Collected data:
━━━━━━━━━━━━━━━━━━━━━━━━━━━━━━

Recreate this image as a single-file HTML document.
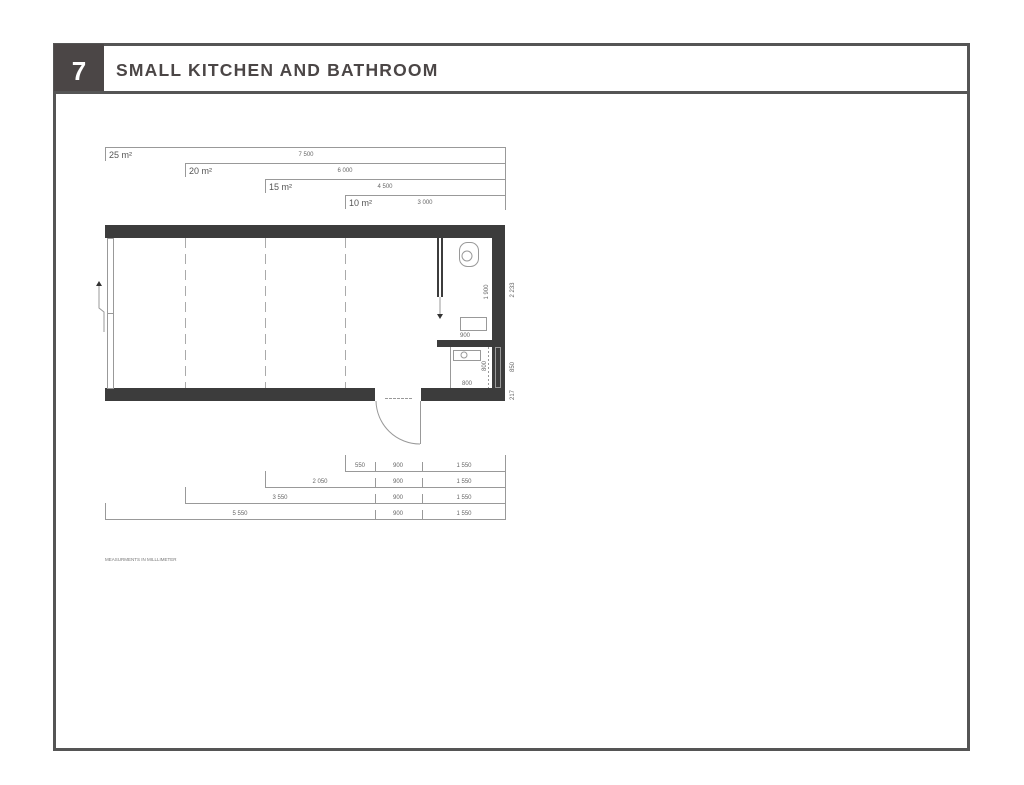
<!DOCTYPE html>
<html><head><meta charset="utf-8"><style>
html,body{margin:0;padding:0;background:#fff}
svg{display:block}
text{font-family:"Liberation Sans",sans-serif}
</style></head><body>
<svg width="1024" height="785" viewBox="0 0 1024 785" xmlns="http://www.w3.org/2000/svg">
<rect x="54.5" y="44.5" width="914" height="705" fill="none" stroke="#555" stroke-width="3"/>
<rect x="54" y="44" width="50" height="49" fill="#4b4646"/>
<line x1="54" y1="92.5" x2="968" y2="92.5" stroke="#555" stroke-width="3"/>
<text x="79" y="80" font-size="26" font-weight="bold" fill="#fff" text-anchor="middle" font-family="Liberation Serif">7</text>
<text x="116" y="76" font-size="17.5" font-weight="bold" fill="#4b4646" letter-spacing="1.2">SMALL KITCHEN AND BATHROOM</text>

<g stroke="#999" stroke-width="1" fill="none">
<path d="M105.5 161V147.5H505.5V210"/>
<path d="M185.5 177V163.5H505.5"/>
<path d="M265.5 193V179.5H505.5"/>
<path d="M345.5 209V195.5H505.5"/>
<path d="M345.5 455V471.5H505.5V455"/>
<path d="M265.5 471V487.5H505.5"/>
<path d="M185.5 487V503.5H505.5"/>
<path d="M105.5 503V519.5H505.5V471"/>
<path d="M375.5 462v10M422.5 462v10M375.5 478v10M422.5 478v10M375.5 494v10M422.5 494v10M375.5 510v10M422.5 510v10"/>
</g>
<g font-size="9" fill="#555">
<text x="109" y="158">25 m²</text><text x="189" y="174">20 m²</text>
<text x="269" y="190">15 m²</text><text x="349" y="206">10 m²</text>
</g>
<g font-size="6" fill="#666" text-anchor="middle">
<text x="306" y="156">7 500</text><text x="345" y="172">6 000</text>
<text x="385" y="188">4 500</text><text x="425" y="204">3 000</text>
<text x="360" y="467">550</text><text x="398" y="467">900</text><text x="464" y="467">1 550</text>
<text x="320" y="483">2 050</text><text x="398" y="483">900</text><text x="464" y="483">1 550</text>
<text x="280" y="499">3 550</text><text x="398" y="499">900</text><text x="464" y="499">1 550</text>
<text x="240" y="515">5 550</text><text x="398" y="515">900</text><text x="464" y="515">1 550</text>
<text x="465" y="337">900</text><text x="467" y="385">800</text>
</g>
<text x="105" y="561" font-size="4.5" fill="#777">MEASURMENTS IN MILLLIMETER</text>
<g font-size="6" fill="#666" text-anchor="middle">
<text transform="translate(488,292) rotate(-90)">1 900</text>
<text transform="translate(514,290) rotate(-90)">2 233</text>
<text transform="translate(486,366) rotate(-90)">800</text>
<text transform="translate(514,367) rotate(-90)">850</text>
<text transform="translate(514,395) rotate(-90)">217</text>
</g>

<g fill="#3c3c3c">
<rect x="105" y="225" width="400" height="13"/>
<rect x="105" y="388" width="270" height="13"/>
<rect x="421" y="388" width="84" height="13"/>
<rect x="492" y="225" width="13" height="176"/>
<rect x="437" y="340" width="55" height="7"/>
<rect x="437" y="238" width="2" height="59"/>
<rect x="441" y="238" width="2" height="59"/>
</g>
<g stroke="#999" stroke-width="1" fill="none">
<rect x="107.5" y="238.5" width="6" height="150"/>
<line x1="107" y1="313.5" x2="114" y2="313.5"/>
<path d="M99 285V308l5 4v20"/>
<path d="M185.5 238V388M265.5 238V388M345.5 238V388" stroke="#aaa" stroke-dasharray="10,6"/>
<line x1="450.5" y1="347" x2="450.5" y2="388"/>
<rect x="495.5" y="347.5" width="5" height="40"/>
<line x1="488.5" y1="347" x2="488.5" y2="388" stroke-dasharray="2,2"/>
<line x1="440" y1="297" x2="440" y2="316"/>
<path d="M385 398.5H412" stroke-dasharray="3,1"/>
<line x1="420.5" y1="401" x2="420.5" y2="444"/>
<path d="M376 401A44 44 0 0 0 420 444"/>
<rect x="459.5" y="242.5" width="19" height="24" rx="8"/>
<circle cx="467" cy="256" r="5"/>
<rect x="460.5" y="317.5" width="26" height="13"/>
<rect x="453.5" y="350.5" width="27" height="10"/>
<circle cx="464" cy="355" r="3"/>
</g>
<path d="M437 314h6l-3 5z" fill="#333"/>
<path d="M96 286h6l-3-5z" fill="#333"/>
</svg>
</body></html>
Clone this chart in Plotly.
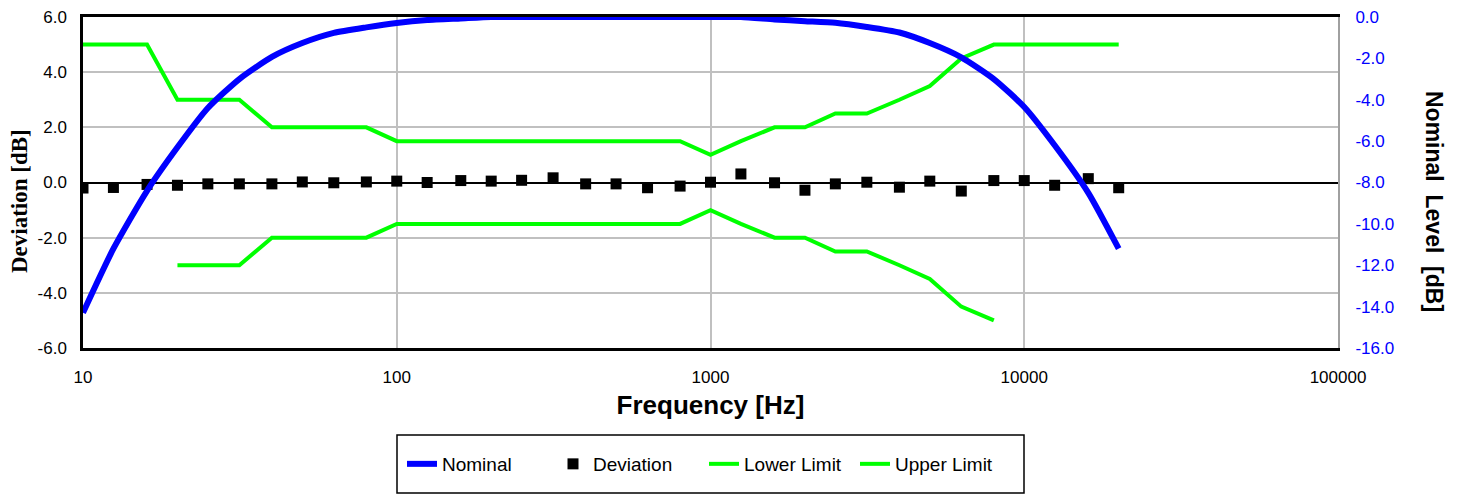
import plotly.graph_objects as go

freq = [10, 12.5, 16, 20, 25, 31.5, 40, 50, 63, 80, 100, 125, 160, 200, 250, 315, 400, 500,
        630, 800, 1000, 1250, 1600, 2000, 2500, 3150, 4000, 5000, 6300, 8000, 10000, 12500,
        16000, 20000]

nominal = [-14.3, -11.2, -8.4, -6.3, -4.4, -3.0, -1.93, -1.26, -0.77, -0.5, -0.29, -0.15, -0.07,
           0.0, 0.0, 0.0, 0.0, 0.0, 0.0, 0.0, 0.0, 0.0, -0.12, -0.2, -0.28, -0.48, -0.75, -1.26,
           -1.95, -3.0, -4.35, -6.2, -8.5, -11.2]

deviation = [-0.2, -0.18, -0.07, -0.1, -0.05, -0.05, -0.05, 0.02, -0.01, 0.02, 0.05, 0.0, 0.07,
             0.05, 0.08, 0.17, -0.05, -0.05, -0.19, -0.13, 0.01, 0.31, -0.01, -0.28, -0.05, 0.01,
             -0.17, 0.05, -0.31, 0.07, 0.07, -0.1, 0.14, -0.19]

lower_freq = [20, 25, 31.5, 40, 50, 63, 80, 100, 125, 160, 200, 250, 315, 400, 500, 630, 800,
              1000, 1250, 1600, 2000, 2500, 3150, 4000, 5000, 6300, 8000]
lower_limit = [-3, -3, -3, -2, -2, -2, -2, -1.5, -1.5, -1.5, -1.5, -1.5, -1.5, -1.5, -1.5, -1.5,
               -1.5, -1.0, -1.5, -2, -2, -2.5, -2.5, -3, -3.5, -4.5, -5]

upper_limit = [5, 5, 5, 3, 3, 3, 2, 2, 2, 2, 1.5, 1.5, 1.5, 1.5, 1.5, 1.5, 1.5, 1.5, 1.5, 1.5,
               1.0, 1.5, 2, 2, 2.5, 2.5, 3, 3.5, 4.5, 5, 5, 5, 5, 5]

x_ticks = [10, 100, 1000, 10000, 100000]
x_ticktext = ["10", "100", "1000", "10000", "100000"]
y_ticks = [6, 4, 2, 0, -2, -4, -6]
y_ticktext = ["6.0", "4.0", "2.0", "0.0", "-2.0", "-4.0", "-6.0"]
y2_ticks = [0, -2, -4, -6, -8, -10, -12, -14, -16]
y2_ticktext = ["0.0", "-2.0", "-4.0", "-6.0", "-8.0", "-10.0", "-12.0", "-14.0", "-16.0"]

FONT = "Liberation Sans, Arial, sans-serif"
SERIF = "Liberation Serif, Times New Roman, serif"

# plot area in window px: left 83, right 1338, top 17, bottom 348 (page body has 8px margin)
PW = 1338 - 83
PH = 348 - 17


def px_x(px):
    return (px - 83) / PW


def px_y(py):
    return (348 - py) / PH


fig = go.Figure()
fig.add_trace(go.Scatter(x=freq, y=nominal, name="Nominal", yaxis="y2", mode="lines",
                         line=dict(color="#0000FF", width=6, shape="spline", smoothing=0.6)))
fig.add_trace(go.Scatter(x=freq, y=deviation, name="Deviation", mode="markers",
                         marker=dict(symbol="square", size=11, color="black")))
fig.add_trace(go.Scatter(x=lower_freq, y=lower_limit, name="Lower Limit", mode="lines",
                         line=dict(color="#00FF00", width=4)))
fig.add_trace(go.Scatter(x=freq[:len(upper_limit)], y=upper_limit, name="Upper Limit", mode="lines",
                         line=dict(color="#00FF00", width=4)))

fig.update_layout(
    width=1453, height=487,
    margin=dict(l=75, r=123, t=9, b=147, autoexpand=False),
    paper_bgcolor="white", plot_bgcolor="white",
    font=dict(family=FONT, size=17, color="black"),
    showlegend=True,
    legend=dict(orientation="h", x=px_x(402), xanchor="left", y=px_y(464), yanchor="middle",
                font=dict(family=FONT, size=19, color="black"),
                entrywidth=106, entrywidthmode="pixels",
                bgcolor="rgba(0,0,0,0)", borderwidth=0),
    xaxis=dict(type="log", range=[1, 5], tickvals=x_ticks, ticktext=x_ticktext,
               automargin=False, ticklabeloverflow="allow",
               showgrid=True, gridcolor="#C0C0C0", gridwidth=2,
               showline=True, linecolor="black", linewidth=2.5, mirror=True,
               ticks="outside", ticklen=12, tickcolor="rgba(0,0,0,0)",
               tickfont=dict(family=FONT, size=17),
               title=dict(text="<b>Frequency [Hz]</b>", font=dict(family=FONT, size=26), standoff=10)),
    yaxis=dict(range=[-6, 6], tickvals=y_ticks, ticktext=y_ticktext,
               automargin=False, ticklabeloverflow="allow",
               showgrid=True, gridcolor="#C0C0C0", gridwidth=2,
               zeroline=True, zerolinecolor="black", zerolinewidth=2,
               showline=True, linecolor="black", linewidth=2.5,
               ticks="outside", ticklen=10, tickcolor="rgba(0,0,0,0)",
               tickfont=dict(family=FONT, size=17)),
    yaxis2=dict(range=[-16, 0], overlaying="y", side="right", tickvals=y2_ticks,
                ticktext=y2_ticktext, showgrid=False, zeroline=False,
                automargin=False, ticklabeloverflow="allow",
                showline=True, linecolor="#A0A0A0", linewidth=2,
                ticks="outside", ticklen=12, tickcolor="rgba(0,0,0,0)",
                tickfont=dict(family=FONT, size=17, color="#0000FF")),
)

fig.add_annotation(text="<b>Deviation [dB]</b>", xref="paper", yref="paper",
                   x=px_x(19), y=px_y(201), textangle=-90, showarrow=False,
                   font=dict(family=SERIF, size=23, color="black"), xanchor="center", yanchor="middle")

fig.add_annotation(text="<b>Nominal  Level  [dB]</b>", xref="paper", yref="paper",
                   x=px_x(1434), y=px_y(201), textangle=90, showarrow=False,
                   font=dict(family=FONT, size=23, color="black"), xanchor="center", yanchor="middle")

fig.add_shape(type="rect", xref="paper", yref="paper",
              x0=px_x(397), x1=px_x(1024), y0=px_y(493), y1=px_y(435),
              line=dict(color="black", width=1.5), fillcolor="rgba(0,0,0,0)")

fig.write_html("out.html")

━━━━━━━━━━━━━━━━━━━━━━━━━━━━━━

▸ Given request
Copy every line in the entries above that has the string "this" in it.

▸ Result of the task
Recreate this image as a single-file HTML document.
Clone this chart in Plotly.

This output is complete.